Resulta difícil encajar este libro dentro de una categoría al uso. Podíamos decir que tiene que ver con la vida cristiana, aunque va más allá de ella, pudiendo hablarse de lo que uno debe hacer para vivir honestamente.
El libro de Torralba está sembrado de pequeños artículos, en torno a diversos núcleos que tienen que ver con la vida ordinaria y con la necesidad de vivirla de manera adecuada.
A medida que vamos adelantado su lectura, van apareciendo muchos términos que el autor desgrana de manera sencilla. Es como si escarbara dentro de lo habitual para decirnos que no echemos en saco roto hacernos preguntas que tienen que ver con el lado más humano del vivir; de tal forma que, al terminar, uno tiene la sensación de haber ido recorriendo los diversos aconteceres de la vida (el tiempo, el trabajo, la política, el descanso, el mismo vivir, etc.) y hacernos caer en la cuenta de por qué hacemos lo que hacemos o por qué nos comportamos así, tanto en el buen sentido como en el menos adecuado.
A lo largo del volumen aparecen muchas palabras que suenan como aldabonazos dentro del cotidiano vivir.

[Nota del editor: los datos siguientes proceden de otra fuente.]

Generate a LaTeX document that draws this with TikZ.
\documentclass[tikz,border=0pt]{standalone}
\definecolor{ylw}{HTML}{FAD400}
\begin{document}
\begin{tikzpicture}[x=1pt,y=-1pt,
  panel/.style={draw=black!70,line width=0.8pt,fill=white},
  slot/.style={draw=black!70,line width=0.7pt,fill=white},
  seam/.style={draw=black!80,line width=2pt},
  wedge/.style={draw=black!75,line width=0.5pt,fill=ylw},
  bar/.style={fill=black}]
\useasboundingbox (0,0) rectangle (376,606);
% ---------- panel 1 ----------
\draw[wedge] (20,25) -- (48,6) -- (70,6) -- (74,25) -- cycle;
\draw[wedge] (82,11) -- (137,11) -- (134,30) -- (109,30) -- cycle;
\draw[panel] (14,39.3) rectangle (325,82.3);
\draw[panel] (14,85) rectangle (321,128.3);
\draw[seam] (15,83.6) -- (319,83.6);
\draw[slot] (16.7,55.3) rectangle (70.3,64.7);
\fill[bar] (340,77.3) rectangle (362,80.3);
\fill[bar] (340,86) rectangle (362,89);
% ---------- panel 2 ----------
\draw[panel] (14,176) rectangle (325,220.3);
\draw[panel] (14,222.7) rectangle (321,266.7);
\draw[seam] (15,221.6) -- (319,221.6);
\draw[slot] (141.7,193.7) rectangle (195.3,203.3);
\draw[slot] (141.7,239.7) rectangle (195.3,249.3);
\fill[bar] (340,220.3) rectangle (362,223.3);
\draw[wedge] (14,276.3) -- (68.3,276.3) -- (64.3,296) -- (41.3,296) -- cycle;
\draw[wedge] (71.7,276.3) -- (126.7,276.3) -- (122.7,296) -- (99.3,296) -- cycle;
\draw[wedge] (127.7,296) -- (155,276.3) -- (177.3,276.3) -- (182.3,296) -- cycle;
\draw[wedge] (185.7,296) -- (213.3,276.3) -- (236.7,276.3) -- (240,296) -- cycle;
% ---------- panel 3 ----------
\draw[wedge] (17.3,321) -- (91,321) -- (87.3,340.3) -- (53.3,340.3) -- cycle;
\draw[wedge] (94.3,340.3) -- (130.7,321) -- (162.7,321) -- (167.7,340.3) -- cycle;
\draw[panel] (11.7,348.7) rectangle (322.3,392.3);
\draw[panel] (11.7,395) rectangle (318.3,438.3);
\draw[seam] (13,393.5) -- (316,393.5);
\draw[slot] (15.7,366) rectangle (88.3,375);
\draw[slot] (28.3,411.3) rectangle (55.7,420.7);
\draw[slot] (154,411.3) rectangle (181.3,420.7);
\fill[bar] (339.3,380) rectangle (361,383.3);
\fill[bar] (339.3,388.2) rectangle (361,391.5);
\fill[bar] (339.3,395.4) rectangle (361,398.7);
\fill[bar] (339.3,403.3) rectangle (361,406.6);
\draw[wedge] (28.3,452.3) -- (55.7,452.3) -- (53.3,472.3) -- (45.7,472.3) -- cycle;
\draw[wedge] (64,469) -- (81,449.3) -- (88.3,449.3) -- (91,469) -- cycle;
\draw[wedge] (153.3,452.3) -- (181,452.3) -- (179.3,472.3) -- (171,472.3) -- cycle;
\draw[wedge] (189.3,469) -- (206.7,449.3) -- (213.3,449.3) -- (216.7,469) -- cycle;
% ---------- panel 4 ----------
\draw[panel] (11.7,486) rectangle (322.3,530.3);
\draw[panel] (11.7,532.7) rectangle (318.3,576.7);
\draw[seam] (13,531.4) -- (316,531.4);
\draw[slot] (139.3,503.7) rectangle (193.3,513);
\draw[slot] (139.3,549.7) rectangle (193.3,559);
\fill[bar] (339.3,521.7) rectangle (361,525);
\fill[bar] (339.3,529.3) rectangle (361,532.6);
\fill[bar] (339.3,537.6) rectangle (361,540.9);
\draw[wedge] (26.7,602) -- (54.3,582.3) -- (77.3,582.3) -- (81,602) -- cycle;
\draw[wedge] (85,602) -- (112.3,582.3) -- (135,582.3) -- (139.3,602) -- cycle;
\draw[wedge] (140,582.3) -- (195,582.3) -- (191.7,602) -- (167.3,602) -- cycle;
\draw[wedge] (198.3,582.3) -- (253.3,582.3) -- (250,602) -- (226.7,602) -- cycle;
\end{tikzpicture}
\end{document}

Algunos términos, con solo nombrarlos, ya nos dicen que eso de vivir “éticamente” debe ser una necesidad para un mundo diferente: liderazgo, indignación, pertenencia, avaricia, soberbia, envidia, bondad, código ético, consumo, frustración, paz, compasión, etc. Son variados los términos que el autor nos va recordando con expresiones que tienen mucho que ver con el vivir de cada día, justificando que unos están engarzados en otros y lanzándonos (en el mejor de los sentidos, o desafiándonos, si queremos verlo así) a vivir de manera diferente, poniendo en el centro de nuestras preocupaciones algo que no tiene una respuesta lógica a una pregunta que, el propio autor, reconoce que le hicieron unos críos de once años: ¿Por qué tenemos que ser buenos? ¿Qué sacamos con ello? ¿Sale a cuenta esto de ser buenos? (p. 212)

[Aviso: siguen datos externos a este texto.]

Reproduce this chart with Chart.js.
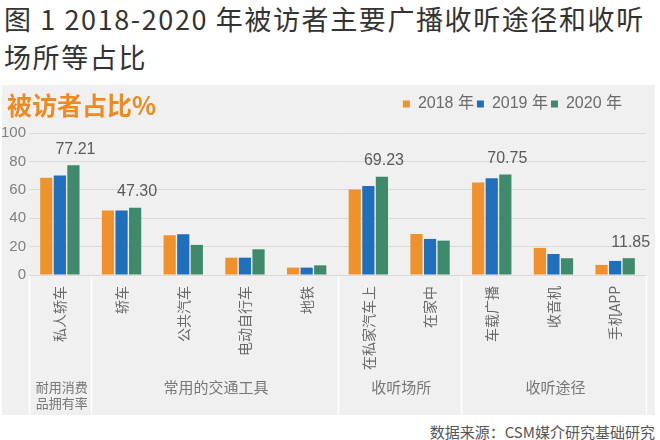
<!DOCTYPE html>
<html>
<head>
<meta charset="utf-8">
<script src="https://cdn.jsdelivr.net/npm/chart.js@4.4.1/dist/chart.umd.min.js"></script>
<style>
  html, body { margin: 0; padding: 0; background: #ffffff; }
  body { width: 660px; height: 440px; position: relative; overflow: hidden; font-family: "Noto Sans CJK SC", sans-serif; }
  #title { position: absolute; left: 4px; top: 0px; font-size: 27px; line-height: 38px; color: #333333; letter-spacing: 1.6px; white-space: nowrap; }
  #panel { position: absolute; left: 2px; top: 85px; width: 653px; height: 330px; background: #f0f0f0; }
  #heading { position: absolute; left: 5px; top: 2px; font-size: 25px; line-height: 34px; font-weight: bold; color: #ee8a22; white-space: nowrap; }
  #source { position: absolute; right: 5px; top: 421px; font-size: 15px; line-height: 22px; color: #555555; white-space: nowrap; }
  canvas { position: absolute; left: 0; top: 0; }
</style>
</head>
<body>
<div id="title">图 1 2018-2020 年被访者主要广播收听途径和收听<br>场所等占比</div>
<div id="panel">
  <canvas id="c" width="653" height="330"></canvas>
  <div id="heading">被访者占比%</div>
</div>
<div id="source">数据来源：CSM媒介研究基础研究</div>
<script>
const categories = ['私人轿车', '轿车', '公共汽车', '电动自行车', '地铁', '在私家汽车上', '在家中', '车载广播', '收音机', '手机APP'];
const seriesNames = ['2018 年', '2019 年', '2020 年'];
const values2018 = [68.5, 45.4, 28.0, 12.2, 5.2, 60.2, 28.9, 65.2, 19.1, 7.1];
const values2019 = [70.1, 45.4, 28.7, 12.2, 5.2, 62.6, 25.4, 68.2, 14.8, 9.9];
const values2020 = [77.21, 47.30, 21.2, 18.1, 6.8, 69.23, 24.2, 70.75, 11.8, 11.85];
const labeledIndices2020 = [0, 1, 5, 7, 9];
const yTicks = [0, 20, 40, 60, 80, 100];
const groupNames = [['耐用消费', '品拥有率'], ['常用的交通工具'], ['收听场所'], ['收听途径']];
const groupStart = [0, 1, 5, 7];
const groupEnd = [0, 4, 6, 9];
const colors = ['#f0922b', '#1f6fbd', '#3f8a6a'];

const latinFont = '"Liberation Sans", "Noto Sans CJK SC", sans-serif';
const cjkFont = '"Noto Sans CJK SC", sans-serif';

const layoutTweaks = {
  id: 'layoutTweaks',
  afterInit(chart) {
    const lg = chart.legend;
    if (lg) {
      const orig = lg.fit.bind(lg);
      lg.fit = function () { orig(); this.height += 11; };
    }
  },
  afterLayout(chart) {
    const lg = chart.legend;
    if (lg) { lg.right -= 21; lg.left -= 21; }
  }
};

const valueLabels = {
  id: 'valueLabels',
  afterDatasetsDraw(chart) {
    const ctx = chart.ctx;
    const meta = chart.getDatasetMeta(2);
    ctx.save();
    ctx.font = '16px ' + latinFont;
    ctx.fillStyle = '#5a5a5a';
    ctx.textAlign = 'center';
    ctx.textBaseline = 'bottom';
    labeledIndices2020.forEach(i => {
      const bar = meta.data[i];
      ctx.fillText(values2020[i].toFixed(2), bar.x + 2, bar.y - 8);
    });
    ctx.restore();
  }
};

const groupAxis = {
  id: 'groupAxis',
  afterDraw(chart) {
    const ctx = chart.ctx;
    const xs = chart.scales.x;
    const area = chart.chartArea;
    const step = xs.getPixelForValue(1) - xs.getPixelForValue(0);
    const bottom = chart.height;
    ctx.save();
    ctx.strokeStyle = 'rgba(255,255,255,0.9)';
    ctx.lineWidth = 1.5;
    const edges = [];
    groupStart.forEach(s => edges.push(xs.getPixelForValue(s) - step / 2));
    edges.push(xs.getPixelForValue(groupEnd[groupEnd.length - 1]) + step / 2);
    edges.forEach(x => {
      ctx.beginPath();
      ctx.moveTo(Math.round(x) + 0.5, area.bottom + 1);
      ctx.lineTo(Math.round(x) + 0.5, bottom);
      ctx.stroke();
    });
    ctx.fillStyle = '#777777';
    ctx.textAlign = 'center';
    ctx.textBaseline = 'middle';
    groupNames.forEach((lines, g) => {
      const cx = (xs.getPixelForValue(groupStart[g]) + xs.getPixelForValue(groupEnd[g])) / 2 + 2;
      ctx.font = (lines.length > 1 ? '13px ' : '15px ') + cjkFont;
      lines.forEach((t, k) => {
        ctx.fillText(t, cx, area.bottom + 112 + k * 16.5);
      });
    });
    ctx.restore();
  }
};

new Chart(document.getElementById('c'), {
  type: 'bar',
  data: {
    labels: categories,
    datasets: [
      { label: seriesNames[0], data: values2018, backgroundColor: colors[0] },
      { label: seriesNames[1], data: values2019, backgroundColor: colors[1] },
      { label: seriesNames[2], data: values2020, backgroundColor: colors[2] }
    ]
  },
  options: {
    responsive: false,
    animation: false,
    devicePixelRatio: 1,
    layout: { padding: { top: 8, right: 9, bottom: 0, left: 0 } },
    datasets: { bar: { categoryPercentage: 0.66, barPercentage: 0.9 } },
    plugins: {
      legend: {
        display: true,
        position: 'top',
        align: 'end',
        labels: {
          boxWidth: 7,
          boxHeight: 7,
          padding: 3,
          color: '#6a6a6a',
          font: { size: 16, family: latinFont }
        }
      },
      tooltip: { enabled: false },
      title: { display: false }
    },
    scales: {
      x: {
        grid: { display: false, drawTicks: false },
        border: { display: false },
        ticks: {
          autoSkip: false,
          minRotation: 90,
          maxRotation: 90,
          padding: 11,
          color: '#6a6a6a',
          font: { size: 14, family: cjkFont }
        },
        afterFit(scale) { scale.height = 140; }
      },
      y: {
        min: 0,
        max: 100,
        afterBuildTicks(scale) { scale.ticks = yTicks.map(v => ({ value: v })); },
        grid: { color: '#d9d9d9', drawTicks: false, lineWidth: 1 },
        border: { display: false },
        ticks: {
          padding: 3,
          color: '#808080',
          font: { size: 15, family: latinFont }
        },
        afterFit(scale) { scale.width = 27; }
      }
    }
  },
  plugins: [layoutTweaks, valueLabels, groupAxis]
});
</script>
</body>
</html>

Y cuando trata de dar una respuesta, que tiene mucho que ver con todo lo anteriormente expuesto en el libro en las páginas anteriores, llega a la conclusión (acaso suene a paradoja) que esas preguntas no tienen respuesta consistente, pues “… quien obra éticamente, no lo hace por el dinero, ni por el prestigio, ni por el poder, ni por repercusión mediática… sino porque siente que ha de hacerlo, porque experimenta una llamada interior que le mueve a obrar así… Porque la ética es un movimiento del corazón… que causa el bien a unos y a otros y que no se puede incluir en la lógica mercantil…” (p. 216).
Por eso, creo que el libro nos desafía enormemente a hacernos la pregunta de cómo vivimos, qué intereses tenemos en hacer lo que hacemos (sea en la política, los negocios, el arte, la educación, etc. ) y nos invita a “vivir éticamente” porque poniendo en nuestra vida valores éticos (bondad, mansedumbre, misericordia, paz, comprensión, disponibilidad, sensibilidad hacia el dolor del otro, etc.) estaremos alumbrando un mundo diferente. Y en eso, sí vale la pena perder el tiempo; bueno, no se pierde, se gana en responsabilidad y en honestidad al trabajar por dejar un futuro mejor a las generaciones venideras. Y ahí, sí, ahí vale la pena jugársela a tope.